Emerging Technologies Technical Committee

Task Force on Creative Intelligence


Chuan-Kang Ting, National Chung Cheng University, Taiwan


Francisco Fernández de Vega, University of Extremadura, Spain

Task Force Members

Ying-ping Chen, National Chiao Tung University, Taiwan
Carlos Cotta, Universiy of Malaga, Spain
Palle Dahlstedt, University of Gothenburg, Sweden
Alan Dorin, Centre for Electronic Media Art, Australia
Carlos Fernandes, Technical University of Lisbon, Portugal
Antonio J. Fernández Leiva, University of Málaga, Spain
Pablo Gervás, Complutense University of Madrid, Spain
Amy K. Hoover, University of Malta, Malta
Dapeng Liu, Gradient X, Canada
Penousal Machado, University of Coimbra, Portugal
Jon McCormack, Monash University, Australia
Eduardo Miranda, University of Plymouth, UK
Gustavo Olague, CICESE Research Center, Mexico
Yew Soon Ong, Nanyang Technological University, Singapore
Daniel Thalman, Nanyang Technological University, Singapore
Julian Togelius, IT University of Copenhagen, Denmark
Tatsuo Unemi, Soka University, Japan
Kevin Wong, Murdoch University, Australia


Creativity and Intelligence are both terms that have been deeply studied for centuries but still generate debates. Scholars frequently relate both terms, establishing connections that allows to understand the relationship between general intelligence and creativity. Both are considered required for addressing challenging problems, and also for creating art or appealing designs. Music, Literature, Architecture, Painting, Crafts, Industrial Design,... all could benefit from a better understanding and conceptualization of the processes behind Creativity and Intelligence. Although computers have exceeded the capabilities of humans in a number of limited domains, human creativity generally remains unchallenged, and only recently some techniques, such as Computational Intelligence, have begun to address problems related to creativity. Computational Intelligence (CI) is a term that embodies a number of nature-inspired techniques. CI includes Evolutionary Computation, Neural Networks, Fuzzy logic Systems and other techniques derived from them, such as Swarm Optimization, Artificial Immune Systems, Ant Colony Optimization to name but a few. CI is routinely applied nowadays to solving complex real life problems. Despite the great variety of methods and applications, only very recently, researchers have considered the capabilities of CI when applied to creative processes. Nevertheless, the finding of a general model for creativity and its relationship with Intelligence is far to be found.
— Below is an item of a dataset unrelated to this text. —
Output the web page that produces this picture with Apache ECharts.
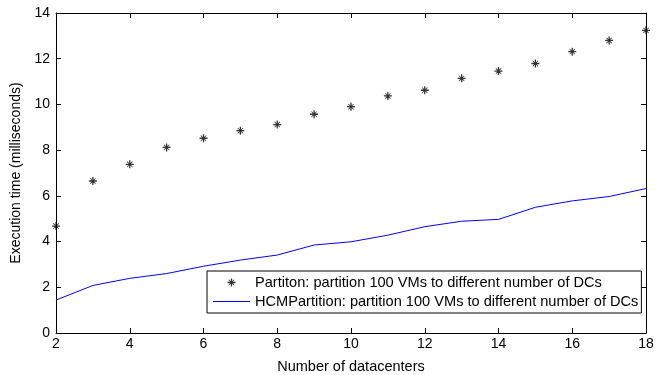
<!DOCTYPE html>
<html><head><meta charset="utf-8">
<script src="https://cdn.jsdelivr.net/npm/echarts@6/dist/echarts.min.js"></script>
<style>html,body{margin:0;padding:0;background:#fff}#c{width:670px;height:375px}</style>
</head><body><div id="c"></div>
<script>
const dcCounts = [2,3,4,5,6,7,8,9,10,11,12,13,14,15,16,17,18];
const partitionTimes = [4.68,6.65,7.38,8.12,8.52,8.85,9.12,9.57,9.9,10.37,10.62,11.14,11.46,11.79,12.31,12.8,13.24];
const hcmTimes = [1.44,2.08,2.39,2.6,2.92,3.19,3.41,3.85,3.99,4.28,4.65,4.89,4.97,5.5,5.78,5.97,6.32];
const seriesNames = ['Partiton: partition 100 VMs to different number of DCs','HCMPartition: partition 100 VMs to different number of DCs'];

const font = 'Liberation Sans, Arial, Helvetica, sans-serif';
const star = 'path://M4.2,0 L5.8,0 L5.8,4.2 L10,4.2 L10,5.8 L5.8,5.8 L5.8,10 L4.2,10 L4.2,5.8 L0,5.8 L0,4.2 L4.2,4.2 Z M2,1.3 L5,4.3 L8,1.3 L8.7,2 L5.7,5 L8.7,8 L8,8.7 L5,5.7 L2,8.7 L1.3,8 L4.3,5 L1.3,2 Z';
const lineIcon = 'path://M0,0 L37,0 L37,1.2 L0,1.2 Z';
const chart = echarts.init(document.getElementById('c'), null, {renderer:'canvas'});
function axisLine(){ return {show:true, onZero:false, lineStyle:{color:'#000', width:1}}; }
function ticks(){ return {show:true, inside:true, length:5, lineStyle:{color:'#000', width:1}}; }
chart.setOption({
  animation:false,
  textStyle:{fontFamily:font},
  grid:{left:56, right:24, top:13, bottom:42, containLabel:false, outerBoundsMode:'none'},
  legend:{
    orient:'vertical', left:207, top:271,
    backgroundColor:'#fff', borderColor:'#000', borderWidth:1, borderRadius:0,
    padding:[4,3,4,6], itemGap:4, itemWidth:37, itemHeight:8,
    textStyle:{fontFamily:font, fontSize:14.6, color:'#000'},
    data:[{name:seriesNames[0], icon:star, itemStyle:{color:'#000'}},
          {name:seriesNames[1], icon:lineIcon, itemStyle:{color:'#0000ff'}}]
  },
  xAxis:[{
    type:'value', min:2, max:18, interval:2, position:'bottom',
    name:'Number of datacenters', nameLocation:'middle', nameGap:26,
    nameTextStyle:{fontFamily:font, fontSize:14.5, color:'#000'},
    axisLine:axisLine(), axisTick:ticks(), splitLine:{show:false},
    axisLabel:{color:'#000', fontSize:14, fontFamily:font, margin:4}
  },{
    type:'value', min:2, max:18, interval:2, position:'top',
    axisLine:axisLine(), axisTick:ticks(), splitLine:{show:false}, axisLabel:{show:false}
  }],
  yAxis:[{
    type:'value', min:0, max:14, interval:2, position:'left',
    name:'Execution time (milliseconds)', nameLocation:'middle', nameGap:28,
    nameTextStyle:{fontFamily:font, fontSize:14, color:'#000'},
    axisLine:axisLine(), axisTick:ticks(), splitLine:{show:false},
    axisLabel:{color:'#000', fontSize:14, fontFamily:font, margin:6}
  },{
    type:'value', min:0, max:14, interval:2, position:'right',
    axisLine:axisLine(), axisTick:ticks(), splitLine:{show:false}, axisLabel:{show:false}
  }],
  series:[{
    name:seriesNames[0], type:'scatter', symbol:star, symbolSize:8,
    itemStyle:{color:'#000'}, clip:false,
    data: dcCounts.map((d,i)=>[d, partitionTimes[i]])
  },{
    name:seriesNames[1], type:'line', showSymbol:false, symbol:'none',
    lineStyle:{color:'#0000ff', width:1}, itemStyle:{color:'#0000ff'},
    data: dcCounts.map((d,i)=>[d, hcmTimes[i]])
  }]
});
</script></body></html>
This task force aims at promoting the study of Creativity and its connection to Intelligence from the point of view of Computational Intelligence. The task force will promote the study of computational creative discovery by means of CI, with the aim of both enhancing human creativity and also generation of autonomous creative behaviors. Artist creation will be an area of research: we will pay attention to visual art and music composition. We will pursue the application of CI to any branch of Art and Design, included but not limited to Architecture, Painting, Music, Literature, to name but a few.

The task force will also be interested in the study of the underlying mental processes leading to creativity, and their translation to hardware and software implementation.

The task force will be appealing for researchers from a variety of disciplines and backgrounds, with coverage across the arts and sciences, with interest in the application of an interdisciplinary approach.


The scope of this task force include the following topics:

    • Contribute to fundamental understanding of artistic creativity.
    • Contribute to Computational Intelligence approaches to creativity in humans and machines.
    • Develop new CI based methodologies for generation of music, visual art, literature, architecture, and industrial design.
    • Develop new methodologies based on evolutionary ecosystems dynamics for creative discovery.
    • Develop new methodologies allowing the interaction between human and computer based creativity.
    • Studying hardware platforms and software implementation leading to better creative systems.

Related Events

Additional Information

Some efforts have been developed in the last decades trying to connect creativity (mainly art) and some techniques under the CI umbrella. Although some books have been published, they usually focus on a specific topic, such as design or music (check for instance Evolutionary Design, Morgan Kaufmann, or Evolutionary Computer Music, Springer). EvoMusart is probably the best known Workshop dealing with art, music and Evolutionary Algorithms.

This Task Force will coordinate efforts in a wider scope, including researchers around the world, and leading the research towards a better understanding of creativity and its connection to both problem solving and ascetics, with applications to art and problem solving.